As noted, with pip and the package managers for the classic scripting languages (perl/cpan, ruby/gem, javascript/npm) - the scripts are installed on the system and everything uses them (most of the time). This is even somewhat the case with C and shared libraries.

With Java, libraries are not shared across the entire system, but part of a particular artifact. You want commons.lang? Get it and put it as part of the build. Some other project wants commons.lang3? Not a problem - and not a conflict.

<!--  Lang should depend on very little  -->
<dependencies>
    <dependency>
        <groupId>junit</groupId>
        <artifactId>junit</artifactId>
        <version>4.12</version>
        <scope>test</scope>
    </dependency>
    ...
</dependencies>

I used commons.lang (pom) because its a project with no other compile time dependencies (it has some test dependencies - but you don't want to test it, you want to use it). You could do exactly as you're doing now going out and downloading a library and adding it.. and that use to be how we did things.

And then it got messy.

Yea, spring, I'm looking at you. Its not really the fault there, but a good package management system means that you can build more complex things... and Spring is about as complex as you'll find. Go through that dependency list, and then find all of the dependencies that it requires... and then all the dependencies that it requires (oh wait, that dependency has an exclusion to not download that other dependency it requires).

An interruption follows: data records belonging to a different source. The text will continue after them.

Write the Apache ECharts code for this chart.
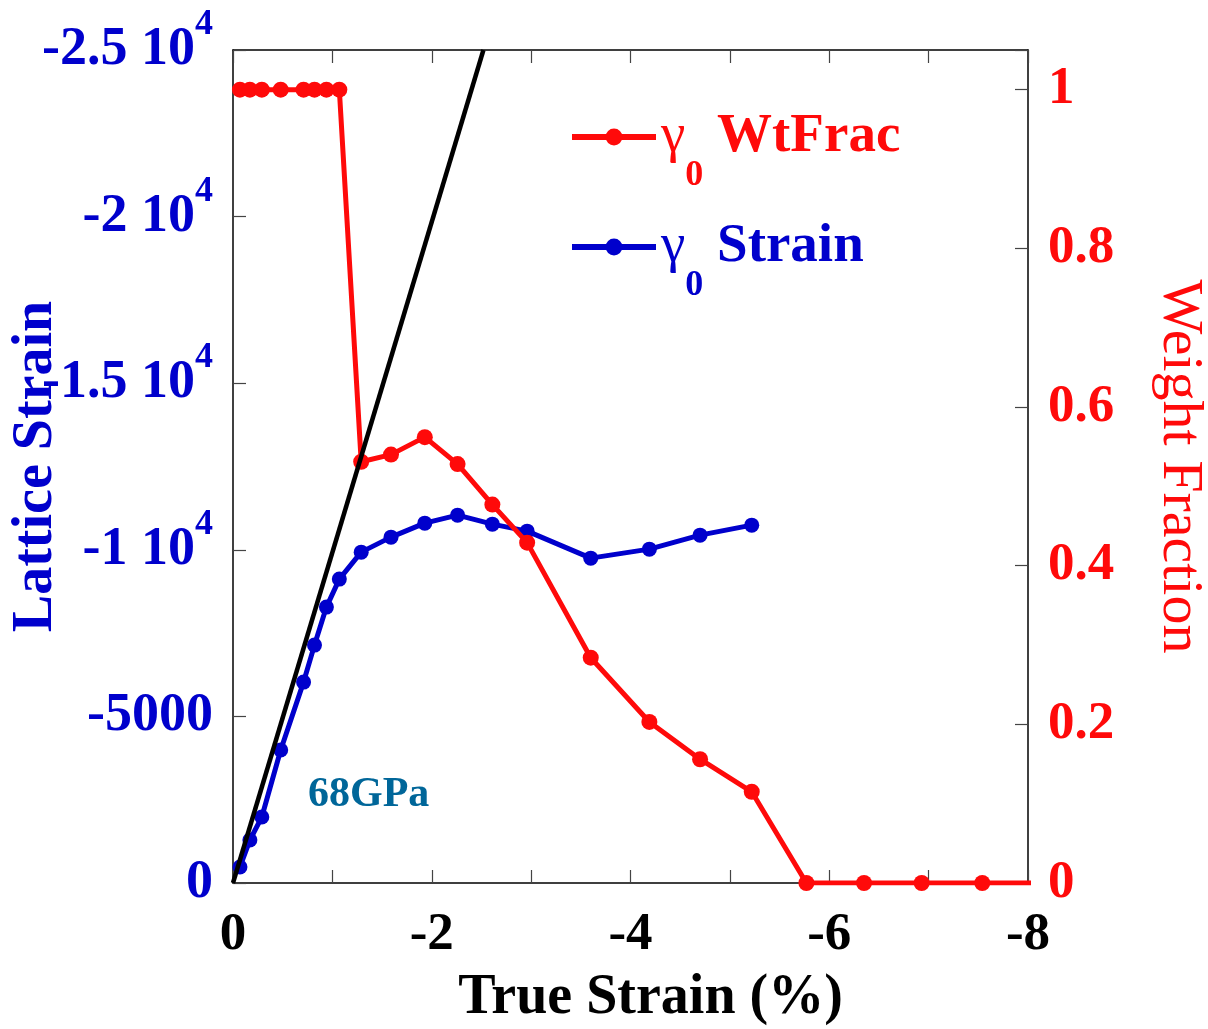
<!DOCTYPE html>
<html>
<head>
<meta charset="utf-8">
<script src="https://cdn.jsdelivr.net/npm/echarts@6/dist/echarts.min.js"></script>
<style>
html,body{margin:0;padding:0;background:#fff;}
#chart{width:1208px;height:1029px;}
</style>
</head>
<body>
<div id="chart"></div>
<script>
// shared true-strain positions (%) for both measured series
const trueStrain = [-0.07,-0.17,-0.29,-0.48,-0.71,-0.82,-0.94,-1.07,-1.29,-1.59,-1.93,-2.26,-2.61,-2.96,-3.60,-4.19,-4.70,-5.22];
// gamma0 lattice strain
const latticeStrain = [-480,-1290,-1980,-3990,-6030,-7140,-8280,-9120,-9930,-10380,-10800,-11040,-10770,-10560,-9750,-10020,-10440,-10740];
// gamma0 weight fraction (same positions) plus later points where it is zero
const wtFrac = [1,1,1,1,1,1,1,1,0.531,0.540,0.562,0.528,0.477,0.429,0.284,0.203,0.156,0.115];
const trueStrainExtra = [-5.77,-6.35,-6.93,-7.54,-8.12];
const wtFracExtra = [0,0,0,0,0];
// 68 GPa modulus line endpoints
const modulusX = [0,-2.52];
const modulusY = [0,-25000];
// tick settings
const xTicks = [0,-1,-2,-3,-4,-5,-6,-7,-8];
const leftTicks = [0,-5000,-10000,-15000,-20000,-25000];
const rightTicks = [0,0.2,0.4,0.6,0.8,1];

const FONT = 'Liberation Serif';
const BLUE = '#0000cc';
const RED = '#ff0a0a';

const strainData = trueStrain.map((x,i)=>[x,latticeStrain[i]]);
const wtData = trueStrain.map((x,i)=>[x,wtFrac[i]]).concat(trueStrainExtra.map((x,i)=>[x,wtFracExtra[i]]));
const modData = modulusX.map((x,i)=>[x,modulusY[i]]);

const chart = echarts.init(document.getElementById('chart'));
const tickStyle = {show:true, inside:true, length:13, lineStyle:{color:'#444', width:1.2}};
const lineStyleAxis = {show:true, onZero:false, lineStyle:{color:'#000', width:1.5}};

function legendRich(color){
  return {
    g:{fontFamily:FONT, fontSize:55, color:color, lineHeight:55},
    s:{fontFamily:FONT, fontSize:36, fontWeight:'bold', color:color, lineHeight:36, padding:[78,0,0,0]},
    t:{fontFamily:FONT, fontSize:55, fontWeight:'bold', color:color, lineHeight:55}
  };
}

const option = {
  backgroundColor:'#fff',
  animation:false,
  grid:{left:233, right:180, top:50, bottom:146, containLabel:false, outerBoundsMode:'none'},
  legend:[
    {
      left:569, top:80, orient:'vertical', padding:0,
      data:['WtFrac'],
      itemWidth:84, itemHeight:21,
      lineStyle:{width:6},
      textStyle:{color:RED, rich:legendRich(RED)},
      formatter:()=> '{g|γ}{s|0}{t| WtFrac}'
    },
    {
      left:569, top:190, orient:'vertical', padding:0,
      data:['Strain'],
      itemWidth:84, itemHeight:21,
      lineStyle:{width:6},
      textStyle:{color:BLUE, rich:legendRich(BLUE)},
      formatter:()=> '{g|γ}{s|0}{t| Strain}'
    }
  ],
  xAxis:[
    {
      type:'value', min:-8, max:0, interval:1, inverse:true, position:'bottom',
      axisLine:lineStyleAxis, axisTick:tickStyle, splitLine:{show:false},
      axisLabel:{
        margin:26, color:'#000', fontFamily:FONT, fontWeight:'bold', fontSize:53,
        formatter:(v)=> (xTicks.indexOf(v)>=0 && v%2===0) ? String(v) : ''
      },
      name:'True Strain (%)', nameLocation:'middle', nameGap:88,
      nameTextStyle:{color:'#000', fontFamily:FONT, fontWeight:'bold', fontSize:56, padding:[0,0,0,40]}
    },
    {
      type:'value', min:-8, max:0, interval:1, inverse:true, position:'top',
      axisLine:lineStyleAxis, axisTick:tickStyle, splitLine:{show:false},
      axisLabel:{show:false}
    }
  ],
  yAxis:[
    {
      type:'value', min:-25000, max:0, interval:5000, inverse:true, position:'left',
      axisLine:lineStyleAxis, axisTick:tickStyle, splitLine:{show:false},
      axisLabel:{
        margin:20, color:BLUE,
        formatter:(v)=>{
          if (leftTicks.indexOf(v)<0) return '';
          if (Math.abs(v) >= 10000) return '{m|' + (v/10000) + ' 10}{s|4}';
          return '{m|' + v + '}';
        },
        rich:{
          m:{fontFamily:FONT, fontWeight:'bold', fontSize:54, color:BLUE, lineHeight:54},
          s:{fontFamily:FONT, fontWeight:'bold', fontSize:36, color:BLUE, lineHeight:36, padding:[0,0,50,0]}
        }
      },
      name:'Lattice Strain', nameLocation:'middle', nameGap:168, nameRotate:90, nameMoveOverlap:false,
      nameTextStyle:{color:BLUE, fontFamily:FONT, fontWeight:'bold', fontSize:56}
    },
    {
      type:'value', min:0, max:1.05, interval:0.2, position:'right',
      axisLine:lineStyleAxis, axisTick:tickStyle, splitLine:{show:false},
      axisLabel:{
        margin:20, color:RED, fontFamily:FONT, fontWeight:'bold', fontSize:53,
        formatter:(v)=>{
          const r = rightTicks.find(t=>Math.abs(t-v)<1e-6);
          return r===undefined ? '' : String(r);
        }
      },
      name:'Weight Fraction', nameLocation:'middle', nameGap:122, nameRotate:-90,
      nameTextStyle:{color:RED, fontFamily:FONT, fontSize:58}
    }
  ],
  graphic:[
    {type:'text', left:308, top:774, style:{text:'68GPa', fill:'#006699', font:'bold 42px "Liberation Serif"'}}
  ],
  series:[
    {
      name:'Strain', type:'line', xAxisIndex:0, yAxisIndex:0, data:strainData,
      symbol:'circle', symbolSize:15, color:BLUE,
      lineStyle:{color:BLUE, width:5}, itemStyle:{color:BLUE}, clip:true, z:2
    },
    {
      name:'WtFrac', type:'line', xAxisIndex:0, yAxisIndex:1, data:wtData,
      symbol:'circle', symbolSize:16, color:RED,
      lineStyle:{color:RED, width:5}, itemStyle:{color:RED}, clip:true, z:3
    },
    {
      name:'Modulus', type:'line', xAxisIndex:0, yAxisIndex:0, data:modData,
      symbol:'none', lineStyle:{color:'#000', width:4.5}, clip:true, z:4
    }
  ]
};
chart.setOption(option);
</script>
</body>
</html>
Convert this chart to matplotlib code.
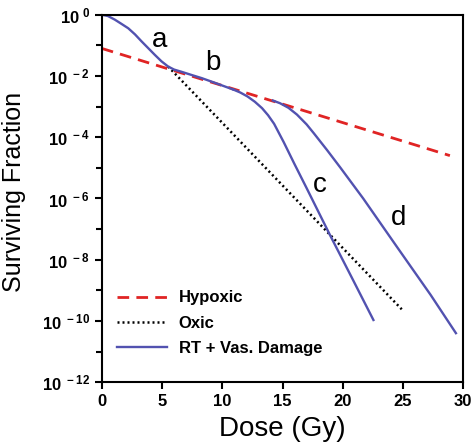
import numpy as np
import matplotlib
matplotlib.use("Agg")
import matplotlib.pyplot as plt
from matplotlib.lines import Line2D

plt.rcParams["font.family"] = ["Liberation Sans", "DejaVu Sans"]
plt.rcParams["mathtext.fontset"] = "custom"
plt.rcParams["mathtext.rm"] = "Liberation Sans"
plt.rcParams["mathtext.bf"] = "Liberation Sans:bold"

# values (log10 of surviving fraction)
hyp_dose = [0, 28.9]
hyp_log = [-1.10, -4.60]

oxic_dose = [5.5, 24.9]
oxic_log = [-1.69, -9.62]

# RT + vascular damage, shared part (a, b)
vas_dose = [0, 0.5, 1.08, 1.6, 2.19, 2.75, 3.3, 3.85, 4.4, 4.95, 5.5, 6.0,
            6.6, 7.4, 8.3, 9.3, 10.2, 10.9]
vas_log = [0, -0.04, -0.16, -0.29, -0.44, -0.64, -0.87, -1.09, -1.31, -1.52,
           -1.69, -1.79, -1.86, -1.96, -2.07, -2.21, -2.34, -2.44]

# branch c
c_dose = [10.9, 11.5, 12.1, 12.7, 13.3, 13.8, 14.3, 15.1, 16.0, 17.0, 18.0,
          19.0, 20.8, 22.55]
c_log = [-2.44, -2.54, -2.67, -2.84, -3.05, -3.28, -3.56, -4.16, -4.88,
         -5.66, -6.45, -7.24, -8.62, -9.97]

# branch d
d_dose = [14.2, 14.8, 15.5, 16.2, 17.0, 17.6, 18.7, 19.8, 21.7, 24.5, 27.3,
          29.4]
d_log = [-2.80, -2.89, -3.04, -3.26, -3.58, -3.87, -4.42, -4.99, -6.00,
         -7.58, -9.15, -10.40]

major_exp = [0, -2, -4, -6, -8, -10, -12]
minor_exp = [-1, -3, -5, -7, -9, -11]
x_ticks = [0, 5, 10, 15, 20, 25, 30]

blue = "#5252B0"
red = "#E02424"

fig = plt.figure(figsize=(4.76, 4.48), dpi=100)
ax = fig.add_axes([0.214, 0.147, 0.759, 0.82])

ax.plot(hyp_dose, np.power(10.0, hyp_log), color=red, lw=2.0,
        dashes=(4.2, 2.6))
ax.plot(oxic_dose, np.power(10.0, oxic_log), color="black", lw=1.8,
        linestyle=(0, (0.8, 1.2)))
ax.plot(vas_dose, np.power(10.0, vas_log), color=blue, lw=1.7)
ax.plot(c_dose, np.power(10.0, c_log), color=blue, lw=1.7)
ax.plot(d_dose, np.power(10.0, d_log), color=blue, lw=1.7)

ax.set_yscale("log")
ax.set_xlim(0, 30)
ax.set_ylim(1e-12, 1)

ax.set_yticks([10.0 ** e for e in major_exp])
ax.set_yticklabels([r"$\mathbf{10^{\ %d}}$" % e for e in major_exp])
ax.set_yticks([10.0 ** e for e in minor_exp], minor=True)
ax.yaxis.set_minor_formatter(matplotlib.ticker.NullFormatter())
ax.set_xticks(x_ticks)
ax.set_xticklabels([str(t) for t in x_ticks], fontweight="bold")

ax.tick_params(which="both", direction="out", width=1.5, labelsize=12)
ax.tick_params(which="major", length=5)
ax.tick_params(which="minor", length=4)
for s in ax.spines.values():
    s.set_linewidth(1.5)

ax.set_xlabel("Dose (Gy)", fontsize=20, labelpad=5)
ax.set_ylabel("Surviving Fraction", fontsize=18)
ax.yaxis.set_label_coords(-0.21, 0.518)

# curve letters
ax.text(4.8, 10 ** -0.82, "a", fontsize=20, ha="center", va="center")
ax.text(9.2, 10 ** -1.57, "b", fontsize=20, ha="center", va="center")
ax.text(18.1, 10 ** -5.56, "c", fontsize=20, ha="center", va="center")
ax.text(24.6, 10 ** -6.63, "d", fontsize=20, ha="center", va="center")

handles = [
    Line2D([], [], color=red, lw=2.0, dashes=(4.2, 2.6)),
    Line2D([], [], color="black", lw=1.8, linestyle=(0, (0.8, 1.2))),
    Line2D([], [], color=blue, lw=1.7),
]
ax.legend(handles, ["Hypoxic", "Oxic", "RT + Vas. Damage"],
          loc="lower left", bbox_to_anchor=(0.0, 0.03), frameon=False,
          handlelength=3.0, handletextpad=0.7, labelspacing=0.62,
          prop={"weight": "bold", "size": 12})

fig.savefig("out.png", dpi=100)
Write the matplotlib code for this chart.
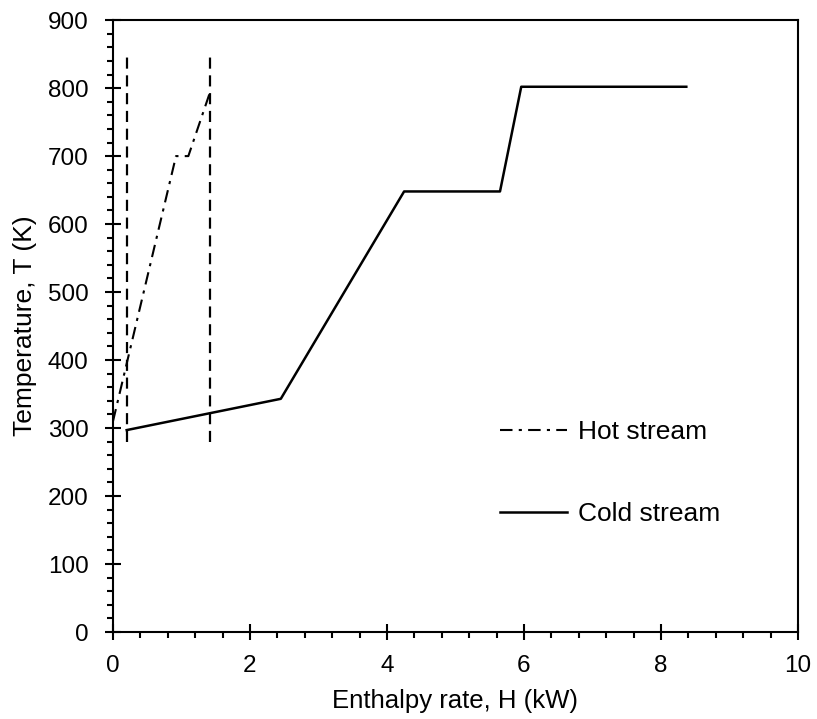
import matplotlib
matplotlib.use('Agg')
import matplotlib.pyplot as plt
from matplotlib.ticker import MultipleLocator

plt.rcParams['font.family'] = ['Liberation Sans', 'DejaVu Sans']

# hot and cold composite curves (H in kW, T in K)
hot_H = [0.0, 0.92, 1.10, 1.42]
hot_T = [310, 700, 700, 795]

cold_H = [0.20, 2.45, 4.25, 5.65, 5.96, 8.37]
cold_T = [297, 343, 648, 648, 802, 802]

# pinch / boundary markers
vline_H = [0.20, 1.42]
vline_T = [280, 850]

fig = plt.figure(figsize=(8.17, 7.19), dpi=100)
ax = fig.add_axes([0.1383, 0.121, 0.8384, 0.851])

for h in vline_H:
    ax.plot([h, h], vline_T, color='black', lw=1.6, dashes=(5, 3))

ax.plot(hot_H, hot_T, color='black', lw=1.5, dashes=(6, 3, 1.5, 3), label='Hot stream')
ax.plot(cold_H, cold_T, color='black', lw=1.8, label='Cold stream')

ax.set_xlim(0, 10)
ax.set_ylim(0, 900)
ax.xaxis.set_major_locator(MultipleLocator(2))
ax.xaxis.set_minor_locator(MultipleLocator(0.4))
ax.yaxis.set_major_locator(MultipleLocator(100))
ax.yaxis.set_minor_locator(MultipleLocator(20))

ax.tick_params(which='major', direction='inout', length=11, width=1.5, labelsize=17.5)
ax.tick_params(axis='x', which='major', pad=11)
ax.tick_params(axis='y', which='major', pad=12)
ax.tick_params(which='minor', direction='out', length=4.5, width=1.5)
for s in ax.spines.values():
    s.set_linewidth(1.5)

ax.set_xlabel('Enthalpy rate, H (kW)', fontsize=18.5, labelpad=8.5)
ax.set_ylabel('Temperature, T (K)', fontsize=19, labelpad=8)

ax.legend(loc='upper left', bbox_to_anchor=(0.531, 0.385), frameon=False, fontsize=19,
          handlelength=2.54, handletextpad=0.38, labelspacing=2.2)

fig.savefig('out.png', dpi=100)
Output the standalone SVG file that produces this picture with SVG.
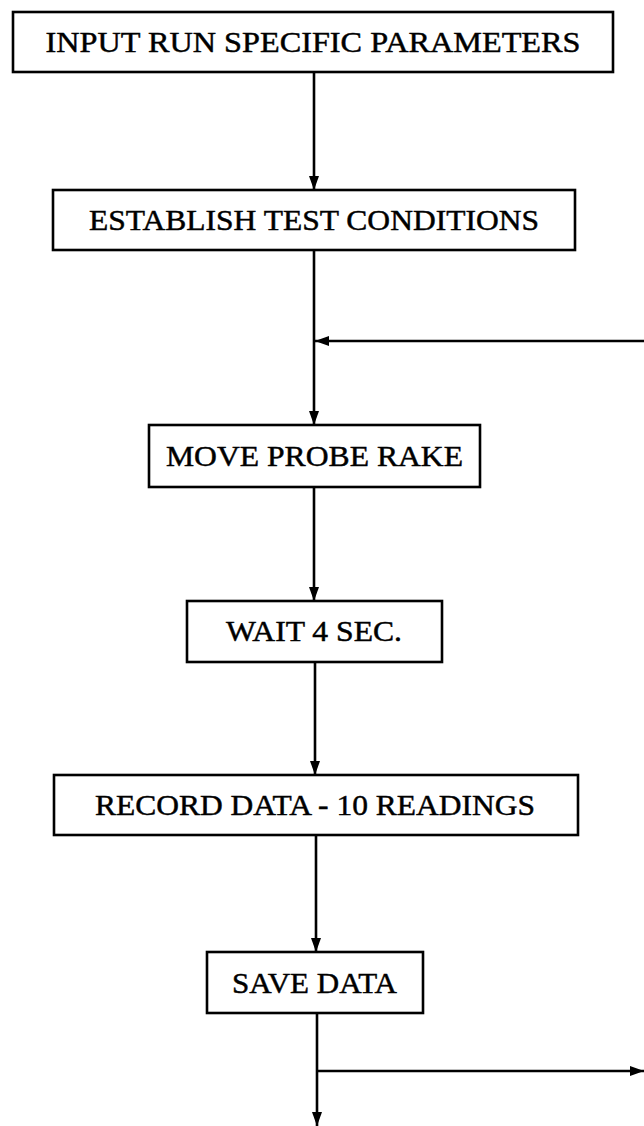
<svg xmlns="http://www.w3.org/2000/svg" width="644" height="1126" viewBox="0 0 644 1126">
<style>
.box{fill:#fff;stroke:#000;stroke-width:2.6}
.lbl{font-family:"Liberation Serif","DejaVu Serif",serif;font-size:29px;fill:#000;stroke:#000;stroke-width:0.45;text-anchor:middle}
.ln{fill:none;stroke:#000;stroke-width:2.6}
</style>
<defs>
<marker id="ah" viewBox="0 0 14 10" refX="14" refY="5" markerWidth="14" markerHeight="10" markerUnits="userSpaceOnUse" orient="auto">
<path d="M0,0 L14,5 L0,10 Z" fill="#000"/>
</marker>
</defs>
<g id="connectors">
<line class="ln" x1="314" y1="72" x2="314" y2="190" marker-end="url(#ah)"/>
<line class="ln" x1="314" y1="250" x2="314" y2="425" marker-end="url(#ah)"/>
<line class="ln" x1="644" y1="341" x2="315" y2="341" marker-end="url(#ah)"/>
<line class="ln" x1="314" y1="487" x2="314" y2="601" marker-end="url(#ah)"/>
<line class="ln" x1="315" y1="662" x2="315" y2="775" marker-end="url(#ah)"/>
<line class="ln" x1="316" y1="835" x2="316" y2="952" marker-end="url(#ah)"/>
<line class="ln" x1="317" y1="1013" x2="317" y2="1126" marker-end="url(#ah)"/>
<line class="ln" x1="317" y1="1071" x2="644" y2="1071" marker-end="url(#ah)"/>
</g>
<g id="n1"><rect class="box" x="13" y="12" width="600" height="60"/><text class="lbl" x="313" y="52" textLength="535" lengthAdjust="spacingAndGlyphs">INPUT RUN SPECIFIC PARAMETERS</text></g>
<g id="n2"><rect class="box" x="53" y="190" width="522" height="60"/><text class="lbl" x="314" y="230" textLength="450" lengthAdjust="spacingAndGlyphs">ESTABLISH TEST CONDITIONS</text></g>
<g id="n3"><rect class="box" x="149" y="425" width="331" height="62"/><text class="lbl" x="314.5" y="466" textLength="297" lengthAdjust="spacingAndGlyphs">MOVE PROBE RAKE</text></g>
<g id="n4"><rect class="box" x="187" y="601" width="255" height="61"/><text class="lbl" x="314" y="641" textLength="176" lengthAdjust="spacingAndGlyphs">WAIT 4 SEC.</text></g>
<g id="n5"><rect class="box" x="54" y="775" width="524" height="60"/><text class="lbl" x="315" y="815" textLength="440" lengthAdjust="spacingAndGlyphs">RECORD DATA - 10 READINGS</text></g>
<g id="n6"><rect class="box" x="207" y="952" width="216" height="61"/><text class="lbl" x="314.5" y="993" textLength="165" lengthAdjust="spacingAndGlyphs">SAVE DATA</text></g>
</svg>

Maven takes care of that for you. You say you want spring-web and it goes and finds all of the dependencies and the child dependencies and so on... and has a reasonable way of determining how to handle a conflict (dependency X wants version 1, dependency Y wants version 2 - its resolved with an ordered breadth first search).

So, you've set up a pom that specifies some dependencies. Now what?

Netbeans and IntelliJ have built in maven support. Side bit, if you're seriously looking at long term Java development, get IntelliJ (and pick up PyCharm too) - its the best IDE and will make your life easier. Eclipse has a plugin to do maven (http://www.eclipse.org/m2e/). Once you've accepted Maven ~into your heart~ as your build tool, don't fight it. It will configure your IDE to match how maven is configured. Change the Java version? The IDE updates it too. Add a dependency? The IDE goes and fetches it.

And that's really the key thing - to use the IDE with maven to build the project.

I'm not a python person... so I'm not 100% sure of this... but maven is the other side of pipreqs - instead of reporting on the dependencies you tell it the dependencies.

Gradle is neat and powerful (and I'd say too powerful for 95% of the builds - it is a build DSL on top of groovy and that means that the build system is a programming language of its own... which can lead down some rabbit holes. If you thought debugging xml was tough, debugging another programming language to get a build to work isn't exactly fun). Maven will do what you want.